§ PROBLEM TO WORK ON: Only the number is wanted: how many lines contain "chart"?
++++
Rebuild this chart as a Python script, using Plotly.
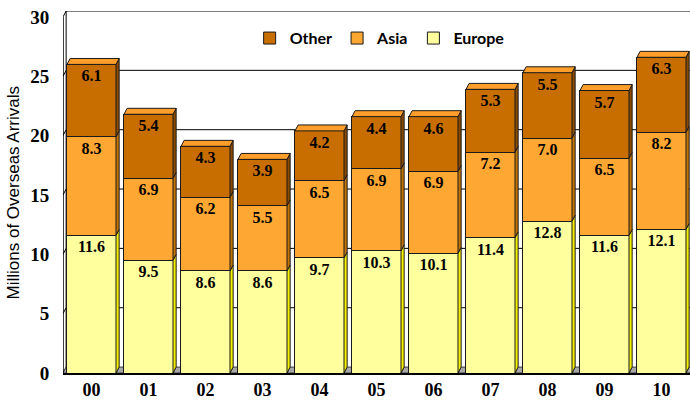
import plotly.graph_objects as go

years = ["00", "01", "02", "03", "04", "05", "06", "07", "08", "09", "10"]
europe = [11.6, 9.5, 8.6, 8.6, 9.7, 10.3, 10.1, 11.4, 12.8, 11.6, 12.1]
asia = [8.3, 6.9, 6.2, 5.5, 6.5, 6.9, 6.9, 7.2, 7.0, 6.5, 8.2]
other = [6.1, 5.4, 4.3, 3.9, 4.2, 4.4, 4.6, 5.3, 5.5, 5.7, 6.3]
y_ticks = [0, 5, 10, 15, 20, 25, 30]

x = list(range(len(years)))
W = 0.86
DX, DY = 0.055, 0.5
XMIN, XMAX = -0.5, len(years) - 0.5
YMAX = y_ticks[-1] + DY

series = [
    ("Europe", europe, "#FFFF9E", "#F5F000"),
    ("Asia", asia, "#FFA733", "#C27400"),
    ("Other", other, "#C86E00", "#8A4A00"),
]
EDGE = "#1a1a1a"

fig = go.Figure()
for name, vals, col, side in series:
    fig.add_trace(go.Bar(
        x=x, y=vals, name=name, width=W,
        marker=dict(color=col, line=dict(color=EDGE, width=1)),
        text=[f"{v:.1f}" for v in vals], textposition="inside",
        insidetextanchor="end", constraintext="none",
        textfont=dict(family="Liberation Serif", size=16, color="black", weight="bold"),
        textangle=0, hoverinfo="skip",
    ))

shapes = []
for t in y_ticks[1:]:
    shapes.append(dict(type="line", xref="x", yref="y", x0=XMIN + DX, x1=XMAX, y0=t + DY, y1=t + DY,
                       line=dict(color="black", width=1), layer="below"))
for t in y_ticks:
    shapes.append(dict(type="line", xref="x", yref="y", x0=XMIN, x1=XMIN + DX, y0=t, y1=t + DY,
                       line=dict(color="black", width=1), layer="below"))
shapes.append(dict(type="line", xref="x", yref="y", x0=XMIN + DX, x1=XMIN + DX, y0=DY, y1=YMAX,
                   line=dict(color="black", width=1), layer="below"))
shapes.append(dict(type="line", xref="x", yref="y", x0=XMIN, x1=XMIN, y0=0, y1=y_ticks[-1],
                   line=dict(color="black", width=1.5), layer="above"))
shapes.append(dict(type="path", xref="x", yref="y",
                   path=f"M {XMIN},0 L {XMIN+DX},{DY} L {-W/2+DX},{DY} L {-W/2},0 Z",
                   fillcolor="#A8A8A8", line=dict(color="#404040", width=1), layer="below"))
for i in x:
    base = 0.0
    x0 = i - W / 2
    x1 = i + W / 2
    for name, vals, col, side in series:
        top = base + vals[i]
        shapes.append(dict(type="path", xref="x", yref="y",
                           path=f"M {x1},{base} L {x1+DX},{base+DY} L {x1+DX},{top+DY} L {x1},{top} Z",
                           fillcolor=side, line=dict(color=EDGE, width=1), layer="above"))
        base = top
    shapes.append(dict(type="path", xref="x", yref="y",
                       path=f"M {x0},{base} L {x0+DX},{base+DY} L {x1+DX},{base+DY} L {x1},{base} Z",
                       fillcolor="#FF9E2A", line=dict(color=EDGE, width=1), layer="above"))
    nxt = min(i + 1 - W / 2, XMAX)
    shapes.append(dict(type="path", xref="x", yref="y",
                       path=f"M {x1},0 L {x1+DX},{DY} L {nxt+DX},{DY} L {nxt},0 Z",
                       fillcolor="#A8A8A8", line=dict(color="#404040", width=1), layer="below"))

fig.update_layout(
    barmode="stack",
    width=690, height=402,
    margin=dict(l=63, r=0, t=11, b=29),
    paper_bgcolor="white", plot_bgcolor="white",
    shapes=shapes,
    showlegend=True,
    hovermode=False,
    legend=dict(orientation="h", x=0.505, xanchor="center", y=0.925, yanchor="middle",
                traceorder="reversed", bgcolor="rgba(0,0,0,0)",
                font=dict(family="Lato", size=16, color="black", weight="bold"),
                itemwidth=30, tracegroupgap=0),
    xaxis=dict(tickvals=x, ticktext=years, range=[XMIN, XMAX], showgrid=False,
               showline=True, linecolor="black", linewidth=1.5, ticks="",
               automargin=False, zeroline=False,
               tickfont=dict(family="Liberation Serif", size=18, color="black", weight="bold")),
    yaxis=dict(range=[0, YMAX], tickvals=y_ticks, showgrid=False, showline=False,
               ticks="outside", ticklen=9, tickcolor="rgba(0,0,0,0)",
               automargin=False, zeroline=False,
               tickfont=dict(family="Liberation Serif", size=19, color="black", weight="bold")),
    bargap=1 - W,
    annotations=[dict(text="Millions of Overseas Arrivals", xref="paper", yref="paper",
                      x=-0.079, y=0.5, xanchor="center", yanchor="middle", textangle=-90,
                      showarrow=False,
                      font=dict(family="Liberation Sans", size=17, color="black"))],
)

fig.write_html("out.html", config={"displayModeBar": False},
               post_script="document.body.style.margin='0';")
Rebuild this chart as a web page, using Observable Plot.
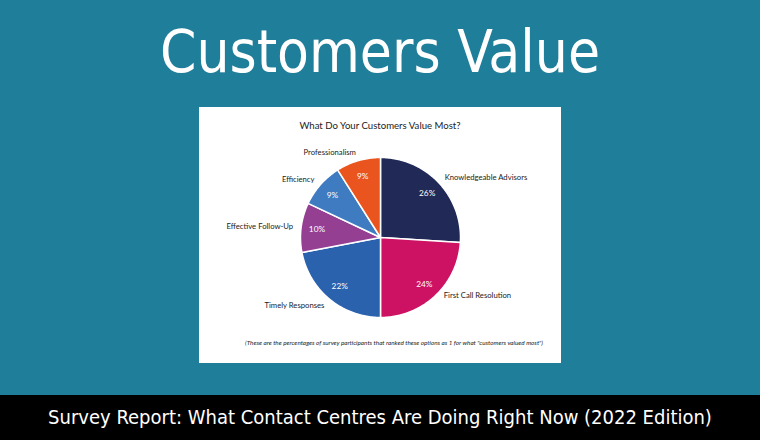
++++
§ EXPECTED ANSWER: 2